The position of the particle with respect to the x axes and the y axes is given. In the question it is asked to determine the torque on the particle at t=0. Hence obtaining the required position vector of the particle will allow us to determine the torque about the origin.
Formula used:
$\overline{r}=\overline{x}\widehat{i}+\overline{y}\widehat{j}$
$a=\dfrac{{{d}^{2}}r}{d{{t}^{2}}}$
$\tau =r\times F$

Complete answer:
The position vector of any particle if its coordinates are known i.e. its x coordinate is ‘x’ and y coordinate is ‘y’ then the position with respect to origin is given by,
$\overline{r}=\overline{x}\widehat{i}+\overline{y}\widehat{j}$
Where $\widehat{i},\text{ }\widehat{j}$ are the unit vectors. Hence the position vector of the above particle is given by,
$\overline{r}=({{x}_{\circ }}+a\cos {{\omega }_{1}}t)\widehat{i}+({{y}_{\circ }}+b\sin {{\omega }_{2}}t)\widehat{j}$
The acceleration of the particle is given by the double derivative of the position vector. Hence the acceleration ‘a’ of the particle at any time t is
$\begin{aligned} & \dfrac{d\overline{r}}{dt}=(-a{{\omega }_{1}}\sin {{\omega }_{1}}t)\widehat{i}+({{\omega }_{2}}b\cos {{\omega }_{2}}t)\widehat{j} \\\ & a=\dfrac{{{d}^{2}}\overline{r}}{d{{t}^{2}}}=(-a{{\omega }_{1}}^{2}\cos {{\omega }_{1}}t)\widehat{i}+(-{{\omega }_{2}}^{2}b\sin {{\omega }_{2}}t)\widehat{j} \\\ \end{aligned}$
From Newton’s second law the force on the particle is given by the dot product of mass into acceleration.
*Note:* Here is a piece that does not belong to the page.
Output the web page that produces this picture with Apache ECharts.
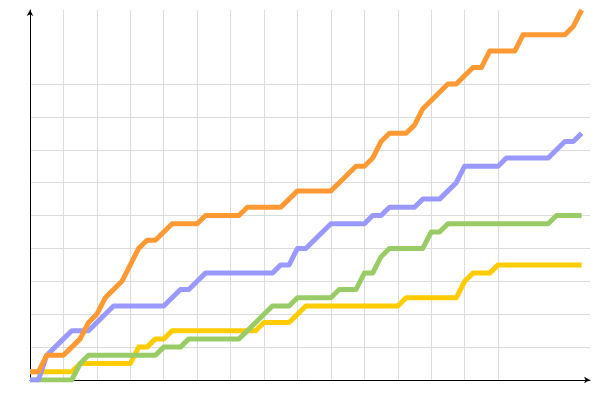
<!DOCTYPE html>
<html>
<head>
<meta charset="utf-8">
<script src="https://cdn.jsdelivr.net/npm/echarts@6/dist/echarts.min.js"></script>
<style>html,body{margin:0;padding:0;background:#fff}#c{width:600px;height:400px}</style>
</head>
<body>
<div id="c"></div>
<script>
// cumulative step values per series, one value per x step (0..66)
const orangeValues = [1,1,3,3,3,4,5,7,8,10,11,12,14,16,17,17,18,19,19,19,19,20,20,20,20,20,21,21,21,21,21,22,23,23,23,23,23,24,25,26,26,27,29,30,30,30,31,33,34,35,36,36,37,38,38,40,40,40,40,42,42,42,42,42,42,43,45];
const blueValues   = [0,0,3,4,5,6,6,6,7,8,9,9,9,9,9,9,9,10,11,11,12,13,13,13,13,13,13,13,13,13,14,14,16,16,17,18,19,19,19,19,19,20,20,21,21,21,21,22,22,22,23,24,26,26,26,26,26,27,27,27,27,27,27,28,29,29,30];
const greenValues  = [0,0,0,0,0,0,2,3,3,3,3,3,3,3,3,3,4,4,4,5,5,5,5,5,5,5,6,7,8,9,9,9,10,10,10,10,10,11,11,11,13,13,15,16,16,16,16,16,18,18,19,19,19,19,19,19,19,19,19,19,19,19,19,20,20,20,20];
const yellowValues = [1,1,1,1,1,1,2,2,2,2,2,2,2,4,4,5,5,6,6,6,6,6,6,6,6,6,6,6,7,7,7,7,8,9,9,9,9,9,9,9,9,9,9,9,9,10,10,10,10,10,10,10,12,13,13,13,14,14,14,14,14,14,14,14,14,14,14];
const xTicks = [0,4,8,12,16,20,24,28,32,36,40,44,48,52,56,60];
const yTicks = [0,4,8,12,16,20,24,28,32,36,40];

const pairs = arr => arr.map((v, i) => [i, v]);
const chart = echarts.init(document.getElementById('c'), null, {renderer: 'canvas'});
const axisCommon = {
  axisLabel: {show: false},
  axisTick: {show: false},
  axisLine: {show: true, onZero: false, lineStyle: {color: '#000', width: 1}, symbol: ['none', 'arrow'], symbolSize: [5, 6]},
  splitLine: {show: true, showMaxLine: false, lineStyle: {color: '#dcdcdc', width: 1}}
};
function mk(color, values) {
  return {
    type: 'line', data: pairs(values), showSymbol: false, symbol: 'none',
    lineStyle: {color: color, width: 5, join: 'round', cap: 'butt'},
    itemStyle: {color: color}
  };
}
chart.setOption({
  animation: false,
  backgroundColor: '#fff',
  grid: {left: 30, right: 10, top: 10, bottom: 20, containLabel: false},
  xAxis: Object.assign({type: 'value', min: 0, max: 67, interval: 4}, axisCommon, {
    axisTick: {show: false, customValues: xTicks}
  }),
  yAxis: Object.assign({type: 'value', min: 0, max: 45, interval: 4}, axisCommon, {
    axisTick: {show: false, customValues: yTicks}
  }),
  series: [
    mk('#ffcc00', yellowValues),
    mk('#99cc66', greenValues),
    mk('#9999ff', blueValues),
    mk('#ff9933', orangeValues)
  ]
});
</script>
</body>
</html>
Hence the force (F)on the particle at any time ‘t’ is equal to
$\begin{aligned} & F=ma \\\ & \Rightarrow F=m\left[ (-a{{\omega }_{1}}^{2}\sin {{\omega }_{1}}t)\widehat{i}+(-b{{\omega }_{2}}^{2}\cos {{\omega }_{2}}t)\widehat{j} \right] \\\ \end{aligned}$
At time t=0,
$\begin{aligned} & \overline{r}=({{x}_{\circ }}+a\cos {{\omega }_{1}}t)\widehat{i}+({{y}_{\circ }}+b\sin {{\omega }_{2}}t)\widehat{j} \\\ & \Rightarrow \overline{r}=({{x}_{\circ }}+a\cos {{\omega }_{1}}(0))\widehat{i}+({{y}_{\circ }}+b\sin {{\omega }_{2}}(0))\widehat{j} \\\ & \Rightarrow \overline{r}=x{{\widehat{i}}_{\circ }}+a\widehat{i}+{{y}_{\circ }}\widehat{j}....(1) \\\ \end{aligned}$
And
$\begin{aligned} & F=m\left[ (-a{{\omega }_{1}}^{2}\cos {{\omega }_{1}}(0))\widehat{i}+(-b{{\omega }_{2}}^{2}\sin {{\omega }_{2}}(0))\widehat{j} \right] \\\ & \Rightarrow F=-ma{{\omega }_{1}}^{2}\widehat{i}.....(2) \\\ \end{aligned}$
The torque ($\tau$ )about the origin of a particle is given by the cross product between the position vector and the force acting on the particle i.e. $\tau =r\times F$
From 1 and 2,
$\begin{aligned} & \tau =r\times F \\\ & \Rightarrow \tau =({{x}_{\circ }}\widehat{i}+a\widehat{i}+{{y}_{\circ }}\widehat{j})\times (-ma{{\omega }_{1}}^{2}\widehat{i}),\text{ }\because \widehat{i}\times \widehat{i}=0,\text{ }\widehat{j}\times \widehat{i}=-\widehat{k} \\\ & \Rightarrow \tau =-ma{{\omega }_{1}}^{2}{{y}_{\circ }}(-\widehat{k})=ma{{\omega }_{1}}^{2}{{y}_{\circ }}\widehat{k} \\\ \end{aligned}$

Hence the correct answer of the above question is option b.

Note:
The position vector of the particle is taken with respect to origin. Hence the torque obtained will also be with respect to the origin. Also the force acting and the acceleration are in the same direction for the particle.